- Apple might be headquartered in Cupertino but its heart is in China.
- Its devices are still manufactured there, and Greater China accounts for growing sales.
Apple's leadership may operate from the 175-acre, tree-covered campus in sunny Cupertino, California but, in reality, the company's center of gravity is in China.
That's looking like an urgent problem, given geopolitical tensions are growing between the US and China and Apple remains the world's most valuable tech company.
Since 2001, China has become the single-most important place for Apple to build its devices, from iPods in the 2000s to iPhones today.

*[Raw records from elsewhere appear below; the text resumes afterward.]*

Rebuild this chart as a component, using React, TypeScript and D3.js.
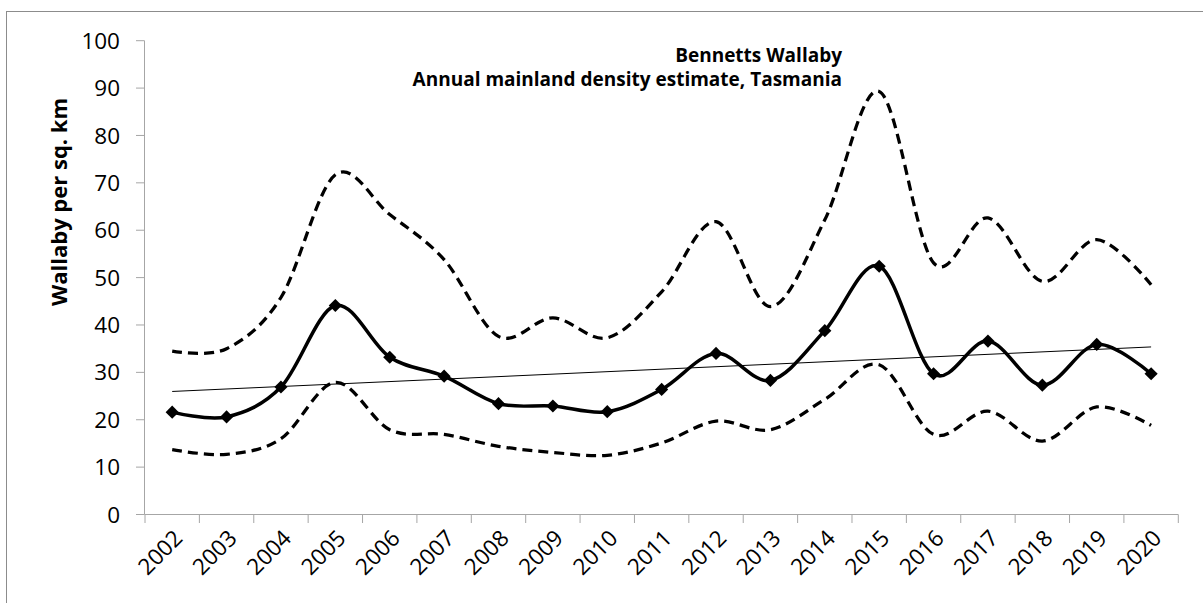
import React from "react";
import * as d3 from "d3";

const years = ["2002","2003","2004","2005","2006","2007","2008","2009","2010","2011","2012","2013","2014","2015","2016","2017","2018","2019","2020"];
const estimate = [21.6,20.6,26.9,44.1,33.2,29.2,23.4,22.9,21.7,26.4,34.0,28.3,38.8,52.4,29.7,36.6,27.3,35.9,29.7];
const upper = [34.5,35.0,45.8,71.7,63.3,53.8,37.6,41.5,37.3,47.0,61.8,43.9,62.2,89.3,53.1,62.6,49.2,58.0,48.5];
const lower = [13.7,12.7,16.0,27.9,17.9,16.9,14.4,13.1,12.5,15.1,19.7,17.9,24.3,31.6,16.9,21.8,15.5,22.7,18.8];
const yTicks = [0,10,20,30,40,50,60,70,80,90,100];
const titleLines = ["Bennetts Wallaby", "Annual mainland density estimate, Tasmania"];
const yLabel = "Wallaby per sq. km";

const W = 1203, H = 603;
const FONT = "'Open Sans', Lato, sans-serif";

export default function App() {
  const x = d3.scaleBand<string>().domain(years).range([145, 1178.3]);
  const y = d3.scaleLinear().domain([0, 100]).range([514.5, 40.7]);
  const cx = (i: number) => (x(years[i]) as number) + x.bandwidth() / 2;

  const line = d3.line<number>().x((_, i) => cx(i)).y(v => y(v)).curve(d3.curveCardinal.tension(0));

  // linear trend from estimate
  const n = estimate.length;
  const xs = d3.range(n);
  const mx = d3.mean(xs) as number, my = d3.mean(estimate) as number;
  const slope = d3.sum(xs.map(i => (i - mx) * (estimate[i] - my))) / d3.sum(xs.map(i => (i - mx) ** 2));
  const icpt = my - slope * mx;
  const trend = xs.map(i => icpt + slope * i);

  const axisColor = "#a6a6a6";
  const diamond = d3.symbol().type(d3.symbolDiamond2).size(110)();

  return (
    <svg width={W} height={H} style={{ position: "absolute", left: 0, top: 0, background: "#fff" }}>
      <rect x={6.5} y={11.5} width={1300} height={700} fill="#fff" stroke="#8c8c8c" strokeWidth={1} />
      {/* axes */}
      <line x1={144.5} x2={144.5} y1={y(100)} y2={y(0)} stroke={axisColor} strokeWidth={1} />
      {yTicks.map(t => (
        <g key={t}>
          <line x1={136} x2={144.5} y1={y(t)} y2={y(t)} stroke={axisColor} />
          <text x={120} y={y(t)} dy="0.36em" textAnchor="end" fontFamily={FONT} fontSize={22.5} fill="#000">{t}</text>
        </g>
      ))}
      <line x1={144.5} x2={1178.3} y1={y(0)} y2={y(0)} stroke={axisColor} />
      {[...years.map(yy => x(yy) as number), 1178.3].map((p, i) => (
        <line key={i} x1={p} x2={p} y1={y(0)} y2={y(0) + 8.5} stroke={axisColor} />
      ))}
      {years.map((yy, i) => (
        <text key={yy} transform={`translate(${cx(i) + 6},${534}) rotate(-45)`} textAnchor="end" dy="0.36em"
          fontFamily={FONT} fontSize={22.5} fill="#000">{yy}</text>
      ))}
      {/* y label */}
      <text transform={`translate(67,202) rotate(-90)`} textAnchor="middle" fontFamily={FONT} fontWeight="bold" fontSize={22} fill="#000">{yLabel}</text>
      {/* title */}
      <text x={842} y={61.5} textAnchor="end" fontFamily={FONT} fontWeight="bold" fontSize={19} fill="#000">{titleLines[0]}</text>
      <text x={842} y={86} textAnchor="end" fontFamily={FONT} fontWeight="bold" fontSize={19} fill="#000">{titleLines[1]}</text>
      {/* series */}
      <path d={line(upper) as string} fill="none" stroke="#000" strokeWidth={3.25} strokeDasharray="10,6" />
      <path d={line(lower) as string} fill="none" stroke="#000" strokeWidth={3.25} strokeDasharray="10,6" />
      <path d={line(estimate) as string} fill="none" stroke="#000" strokeWidth={3.5} />
      {estimate.map((v, i) => (
        <path key={i} d={diamond as string} transform={`translate(${cx(i)},${y(v)})`} fill="#000" />
      ))}
      <line x1={cx(0)} x2={cx(n - 1)} y1={y(trend[0])} y2={y(trend[n - 1])} stroke="#000" strokeWidth={1} />
    </svg>
  );
}
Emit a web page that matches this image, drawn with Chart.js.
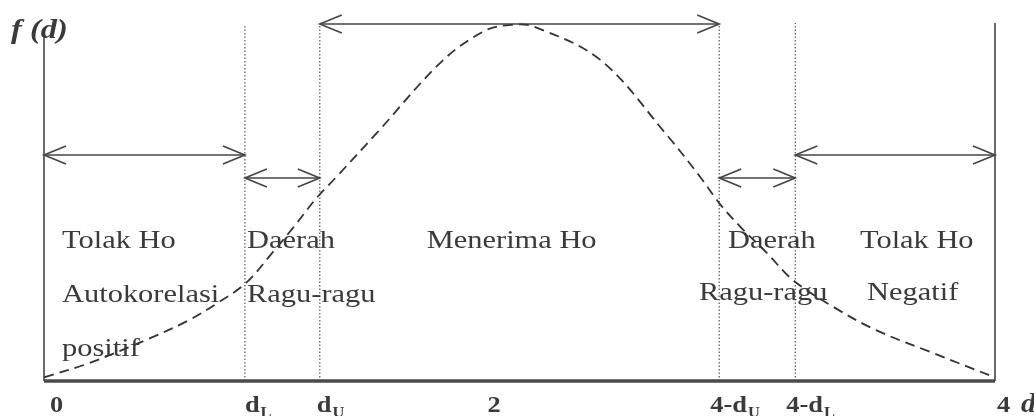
<!DOCTYPE html>
<html>
<head>
<meta charset="utf-8">
<script src="https://cdn.jsdelivr.net/npm/chart.js@4/dist/chart.umd.min.js"></script>
<style>
  html, body { margin: 0; padding: 0; background: #fff; }
  canvas { display: block; }
</style>
</head>
<body>
<canvas id="dw" width="1034" height="416"></canvas>
<script>
// Durbin-Watson critical values on the d axis (0..4)
const dL = 0.845;
const dU = 1.16;
const dUr = 2.84;   // 4-dU
const dLr = 3.16;   // 4-dL

// ticks under the axis
const tickValues = [0, dL, dU, 2, dUr, dLr, 4];
const tickMain = ["0", "d", "d", "2", "4-d", "4-d", "4"];
const tickSub = ["", "L", "U", "", "U", "L", ""];
const tickShift = [6, 0, -3, -32, -9, -9, 2];

// f(d) curve
const curveD = [0, 0.19, 0.43, 0.61, 0.73, 0.85, 0.96, 1.05, 1.15, 1.23, 1.40, 1.68, 1.86, 1.97, 2.06, 2.34, 2.62, 2.76, 2.84, 2.93, 3.04, 3.15, 3.32, 3.50, 3.74, 4.0];
const curveF = [0.01, 0.05, 0.115, 0.17, 0.218, 0.274, 0.358, 0.43, 0.514, 0.57, 0.693, 0.897, 0.98, 0.995, 0.99, 0.897, 0.687, 0.57, 0.497, 0.43, 0.358, 0.282, 0.207, 0.142, 0.078, 0.01];

// region texts: text, d position, height
const noteText = ["Tolak Ho", "Autokorelasi", "positif", "Daerah", "Ragu-ragu", "Menerima Ho", "Daerah", "Ragu-ragu", "Tolak Ho", "Negatif"];
const noteD = [0.076, 0.076, 0.076, 0.854, 0.854, 1.61, 2.877, 2.755, 3.432, 3.462];
const noteF = [0.372, 0.222, 0.07, 0.372, 0.222, 0.372, 0.372, 0.225, 0.372, 0.225];

const ink = "#3a3a3a";
const serif = "'Liberation Serif', 'Times New Roman', serif";

const seg = (x1, y1, x2, y2) => [{x: x1, y: y1}, {x: x2, y: y2}];

const datasets = [
  { label: "f(d)", data: curveD.map((d, i) => ({x: d, y: curveF[i]})), borderColor: "#333", borderWidth: 1.8, borderDash: [10, 6], tension: 0.35 },
  { label: "axis", data: seg(0, 0, 4, 0), borderColor: "#4a4a4a", borderWidth: 3.5 },
  { label: "left", data: seg(0, 0, 0, 0.98), borderColor: "#444", borderWidth: 1.6 },
  { label: "right", data: seg(4, 0, 4, 1.0), borderColor: "#444", borderWidth: 1.6 },
  { label: "dL", data: seg(dL, 0, dL, 0.994), borderColor: "#555", borderWidth: 1.2, borderDash: [1.5, 2] },
  { label: "dU", data: seg(dU, 0, dU, 0.997), borderColor: "#555", borderWidth: 1.2, borderDash: [1.5, 2] },
  { label: "4-dU", data: seg(dUr, 0, dUr, 0.997), borderColor: "#555", borderWidth: 1.2, borderDash: [1.5, 2] },
  { label: "4-dL", data: seg(dLr, 0, dLr, 1.0), borderColor: "#555", borderWidth: 1.2, borderDash: [1.5, 2] },
  { label: "accept", arrow: true, data: seg(dU, 0.997, dUr, 0.997), borderColor: "#444", borderWidth: 1.5 },
  { label: "rejectPos", arrow: true, data: seg(0, 0.631, dL, 0.631), borderColor: "#444", borderWidth: 1.5 },
  { label: "doubtL", arrow: true, data: seg(dL, 0.567, dU, 0.567), borderColor: "#444", borderWidth: 1.5 },
  { label: "doubtR", arrow: true, data: seg(dUr, 0.567, dLr, 0.567), borderColor: "#444", borderWidth: 1.5 },
  { label: "rejectNeg", arrow: true, data: seg(dLr, 0.631, 4, 0.631), borderColor: "#444", borderWidth: 1.5 }
];

// draw text stretched sideways like the scanned figure
function wideText(ctx, txt, x, y, font, sx) {
  ctx.save();
  ctx.translate(x, y);
  ctx.scale(sx, 1);
  ctx.font = font;
  ctx.fillText(txt, 0, 0);
  const w = ctx.measureText(txt).width * sx;
  ctx.restore();
  return w;
}

const extras = {
  id: "extras",
  afterDatasetsDraw(chart) {
    const ctx = chart.ctx;
    const xs = chart.scales.x, ys = chart.scales.y;
    ctx.save();
    ctx.fillStyle = ink;
    ctx.textBaseline = "alphabetic";
    ctx.textAlign = "left";

    // arrow heads on both ends
    chart.data.datasets.forEach((ds) => {
      if (!ds.arrow) return;
      const y = ys.getPixelForValue(ds.data[0].y);
      const a = xs.getPixelForValue(ds.data[0].x);
      const b = xs.getPixelForValue(ds.data[1].x);
      ctx.strokeStyle = ds.borderColor;
      ctx.lineWidth = 1.6;
      ctx.beginPath();
      ctx.moveTo(a + 22, y - 9); ctx.lineTo(a, y); ctx.lineTo(a + 22, y + 9);
      ctx.moveTo(b - 22, y - 9); ctx.lineTo(b, y); ctx.lineTo(b - 22, y + 9);
      ctx.stroke();
    });

    // region texts
    noteText.forEach((t, i) => {
      wideText(ctx, t, xs.getPixelForValue(noteD[i]), ys.getPixelForValue(noteF[i]), "26px " + serif, 1.17);
    });

    // tick labels with subscripts
    const base = ys.getPixelForValue(0) + 31;
    tickValues.forEach((v, i) => {
      const x = xs.getPixelForValue(v) + tickShift[i];
      const w = wideText(ctx, tickMain[i], x, base, "bold 24px " + serif, 1.1);
      if (tickSub[i]) wideText(ctx, tickSub[i], x + w + 1, base + 5, "bold 15px " + serif, 1.1);
    });

    // axis names
    wideText(ctx, "d", xs.getPixelForValue(4) + 26, base, "bold italic 27px " + serif, 1.1);
    wideText(ctx, "f (d)", xs.left - 33, ys.top + 15, "bold italic 27px " + serif, 1.2);
    ctx.restore();
  }
};

new Chart(document.getElementById("dw"), {
  type: "scatter",
  data: { datasets: datasets.map(ds => Object.assign({ showLine: true, pointRadius: 0, fill: false, clip: false, tension: 0 }, ds)) },
  options: {
    responsive: false,
    devicePixelRatio: 1,
    animation: false,
    layout: { padding: { left: 44, right: 39, top: 23, bottom: 35 } },
    plugins: { legend: { display: false }, tooltip: { enabled: false } },
    scales: {
      x: { type: "linear", min: 0, max: 4, display: false },
      y: { type: "linear", min: 0, max: 1, display: false }
    }
  },
  plugins: [extras]
});
</script>
</body>
</html>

Roughly 95% of Apple products including iPhones, AirPods, Macs and iPads are reported to be made in China. While Apple is moving some manufacturing to India, experts think progress will be slow.
Taiwan-based Isaiah Research, a supply-chain consultancy, estimated to Insider that the tech giant will still be producing up to 83% of iPhones in China, and just 23% or less in India.
As yet, no Asian country can match China's prowess in manufacturing.
There are other dependencies.
Taiwan-based Foxconn, arguably Apple's most important contractor, is the largest private employer in China. Apple has around 1 million employees, and supports around another 4 million jobs through its manufacturing and tech ecosystems, according to the company's Chinese website. And more recently, Apple has entrusted the assembly of its upcoming Vision Pro mixed-reality goggles to a Chinese contract manufacturer.
All of this is immensely awkward for Apple. Its hardware dependence on China weakens its defenses against, say, the whims of Beijing's censorship of software, an under-considered geopolitical battleground.
Despite its initial protests, Apple now enforcing new rules in China that mean new apps must be licensed by the government before they can launch on the China App Store. In other words, the Chinese government has direct refusal power to allow Apple apps, though it isn't clear yet whether any apps have been affected. (Google's Play Store isn't available in China.) Equivalent power for the US government seems unthinkable.
"The real impact of this approval process is it underscores the increasing tensions between China and the West," Gene Munster, managing partner at Deepwater Asset Management and a longtime Apple watcher, wrote on X.
Jay Newman, a former hedge fund manager at Elliott Management, has previously commented how "even small shifts risk retaliation by Chinese overlords who might retaliate by turning Chinese consumers against Apple products."
It's already happening.
Though Apple's new iPhone 15 has been flying off the shelves in China, the Mate 60 Pro — a new 5G smartphone released in August by Chinese tech giant Huawei — has been championed as a symbol of China's growing independence from the West. And multiple media outlets reported that China had banned iPhones for government staffers, knocking its share price.
Apple CEO Tim Cook likes to present the company's decades-long involvement with China as a cause for celebration.
At the high-profile China Development Forum in Beijing in March, he said: "This has been a symbiotic kind of relationship."
It's not clear China sees it that way.